Seeing that \(\sqrt{2} \notin \mathbb{Q}\), we might be tempted to just fill in the gap by adding \(\sqrt{2}\) to \(\mathbb{Q}\). However, with analogous proof to Theorem 6, we can prove that \[ \sqrt{p} \notin \mathbb{Q} \] for each prime number \(p\). As there are infinite prime numbers, this means that \(\mathbb{Q}\) has infinite gaps. Then we might attempt to fill in these gaps via the extension \[ \tilde{\mathbb{Q}} := \mathbb{Q}\cup \{ \sqrt{p} \, \colon \, p \, \text{ prime} \} \,. \] However even this is not enough, as we would still have numbers which are not contained in \(\tilde{Q}\), for example \[ \sqrt{2} + \sqrt{3} , \, \pi , \, \pi + \sqrt{2} \notin \tilde{\mathbb{Q}} \,. \]

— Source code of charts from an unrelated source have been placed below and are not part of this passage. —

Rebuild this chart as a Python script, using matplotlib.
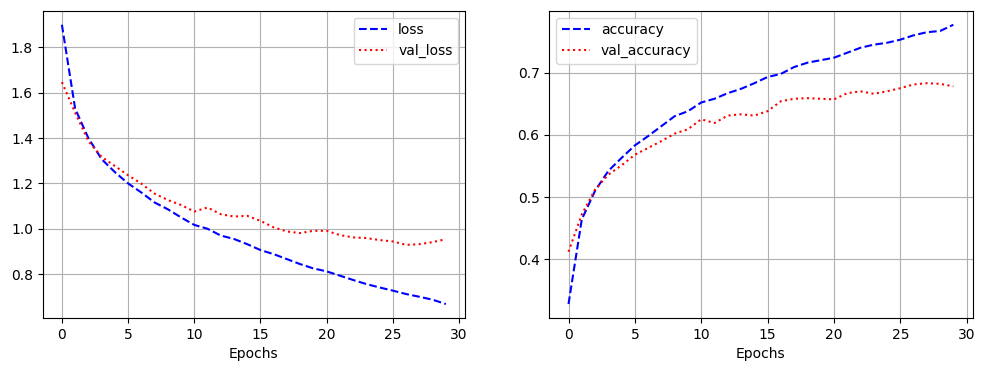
from matplotlib import pyplot as plt
import numpy as np

# training history
epochs = list(range(30))
loss = [1.90, 1.53, 1.40, 1.307, 1.25, 1.20, 1.16, 1.116, 1.086, 1.05,
        1.017, 1.00, 0.97, 0.955, 0.932, 0.906, 0.888, 0.866, 0.844, 0.825,
        0.812, 0.793, 0.774, 0.756, 0.741, 0.727, 0.712, 0.70, 0.687, 0.668]
val_loss = [1.647, 1.512, 1.387, 1.317, 1.277, 1.236, 1.199, 1.155, 1.127, 1.105,
            1.076, 1.094, 1.064, 1.054, 1.057, 1.035, 1.006, 0.988, 0.981, 0.991,
            0.991, 0.972, 0.962, 0.959, 0.950, 0.944, 0.929, 0.932, 0.941, 0.954]
accuracy = [0.328, 0.464, 0.510, 0.542, 0.563, 0.583, 0.598, 0.614, 0.630, 0.638,
            0.652, 0.658, 0.667, 0.674, 0.683, 0.693, 0.698, 0.709, 0.716, 0.720,
            0.724, 0.732, 0.740, 0.745, 0.748, 0.753, 0.760, 0.765, 0.767, 0.777]
val_accuracy = [0.412, 0.472, 0.512, 0.536, 0.551, 0.568, 0.579, 0.590, 0.602, 0.609,
                0.625, 0.619, 0.631, 0.633, 0.631, 0.638, 0.654, 0.658, 0.659, 0.658,
                0.657, 0.667, 0.670, 0.666, 0.670, 0.675, 0.681, 0.683, 0.682, 0.678]

fig = plt.figure(figsize=(9.84, 3.71), dpi=100)
ax1 = fig.add_axes([0.0434, 0.1429, 0.4292, 0.828])
ax2 = fig.add_axes([0.5582, 0.1429, 0.4302, 0.828])

ax1.plot(epochs, loss, 'b--', label='loss')
ax1.plot(epochs, val_loss, 'r:', label='val_loss')
ax1.set_xlabel('Epochs')
ax1.grid(True)
ax1.legend(loc='upper right')

ax2.plot(epochs, accuracy, 'b--', label='accuracy')
ax2.plot(epochs, val_accuracy, 'r:', label='val_accuracy')
ax2.set_xlabel('Epochs')
ax2.grid(True)
ax2.legend(loc='upper left')

fig.savefig('out.png', dpi=100)
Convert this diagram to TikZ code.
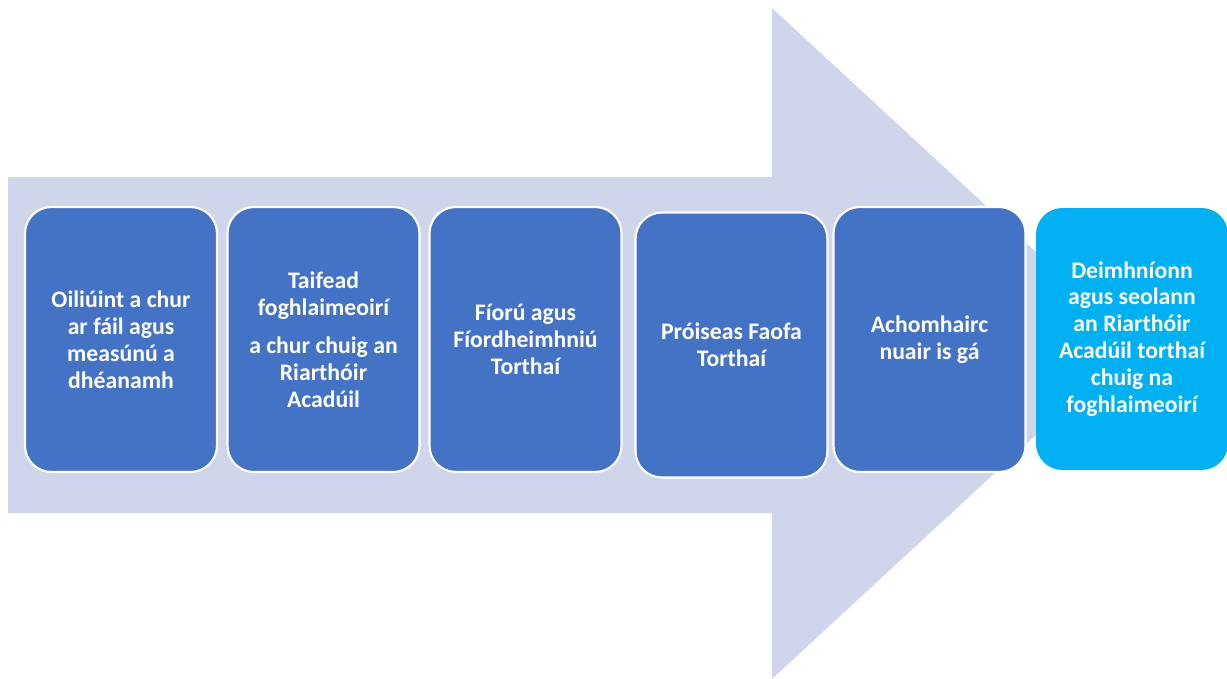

Conclusion: It is now intuitive to think that there is no straightforward way to fill the gaps of \(\mathbb{Q}\) by adding numbers by hand.

Remark 7
Proving that \[ \sqrt{2} + \sqrt{3} \notin \mathbb{Q} \] is relatively easy, and will be left as an exercise. Instead, proving that \[ \pi \notin \mathbb{Q} \] is way more complicated. There are several proofs of the fact, all requiring mathematics which is more advanced than the one presented in this course. For some proofs, see this Wikipedia page.

The reality of things is that to complete \(\mathbb{Q}\) and make it into a continuous line we have to add a lot of points. Indeed, we need to add way more points than the ones already contained in \(\mathbb{Q}\).

Definition 8
Such extension of \(\mathbb{Q}\) will be called \(\mathbb{R}\), the set of real numbers.

The inclusions will therefore be \[ \mathbb{N}\subset \mathbb{Z}\subset \mathbb{Q}\subset \mathbb{R}\,. \] The set \(\mathbb{R}\) is not at all trivial to construct. In fact, explicit constructions are so involved and technical, that they are best left for future reading. It is customary instead to proceed as follows:

For example one of the properties of \(\mathbb{R}\) will be the following:

Theorem 9: We will prove this in the future
\(\mathbb{R}\) contains all the square roots. This means that for every \(x \in \mathbb{R}\) with \(x \geq 0\), we have \[ \sqrt{x} \in \mathbb{R}\,. \]

A concrete model for the real numbers \(\mathbb{R}\) can be constructed using Dedekind cuts. The interested reader can refer to the Appendix in Chapter 1 of (Rudin 1976), or to the beautifully written Chapter 8.6 in (Abbott 2015). Such model of \(\mathbb{R}\) can be used to prove the following Theorem:

Theorem 10: Existence of the Real Numbers

There exists a set \(\mathbb{R}\), called the set of Real Numbers, which has the following properties:

  • \(\mathbb{R}\) extends \(\mathbb{Q}\), that is, \[ \mathbb{Q}\subset \mathbb{R}\,. \]
  • \(\mathbb{R}\) satisfies a certain set of axioms.
  • \(\mathbb{R}\) fills all the gaps that \(\mathbb{Q}\) has. In particular \(\mathbb{R}\) can be represented by a continuous line.